Is Earthquake Insurance A Necessity?

Kimberly and her husband have a tight budget and want to know what Dave thinks about earthquake insurance now that they have a remodeled home.

QUESTION: Kimberly in Los Angeles and her husband have a tight budget and want to know what Dave thinks about earthquake insurance now that they have a remodeled home. Dave says it’s a good idea because of where they live and that it would bankrupt them if an earthquake happened.

ANSWER: An earthquake without earthquake insurance would bankrupt you. And you have earthquakes in Los Angeles. Get earthquake insurance. That’s how you decide about insurance.

The purpose of insurance, when you take a class on insurance or risk management in college, is to transfer risk that you cannot handle by yourself. That’s why I say don’t buy extended warranties on your stupid stereo. If it breaks, get you another one or get that one fixed. You can handle that risk. Self-insure through that kind of risk. But if you have a young family at 32 years old with three kids and Dad passes away in a workplace accident, you’ve got to have life insurance, because that’s a devastating blow to that family if you don’t. That’s a risk you cannot absorb.

In your case, you couldn’t absorb an earthquake, and you have at least a reasonable probability of one. I don’t buy insurance on things where there’s no probability or virtually no probability.

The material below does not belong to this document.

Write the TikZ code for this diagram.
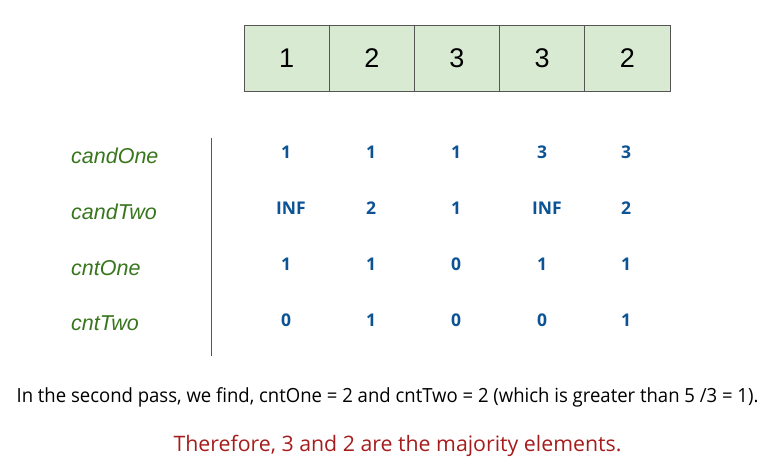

The higher the deductible, the lower the premium. You can’t get a smaller deductible on this than 15%? If you can, it may get very expensive. In the insurance world, that’s called the first dollar. If the first dollar—the deductible—out of pocket is on the consumer, the consumer has a whole lot more care and a whole lot less likelihood to file claims and that kind of stuff. The people who file claims with $250 deductibles versus people who file claims with $1,000 deductibles is more than four times. It’s a different kind of a person. You just don’t think about insurance if it’s a small thing. You just fix it if you’ve got a big deductible. In this case, 15% would be a pretty big hit, because I’m guessing this is an expensive home. I’m guessing you’d have a hard time even doing that much. If you crank the deductible down, you’re going to see your premium go through the roof. I think it’s like walking around without health insurance or without homeowner’s insurance. You wouldn’t have a home without homeowner’s insurance. I don’t know what the probability of an earthquake versus a fire in Los Angeles is, but they’re both a reasonable risk that I want someone else taking if I’m in your shoes.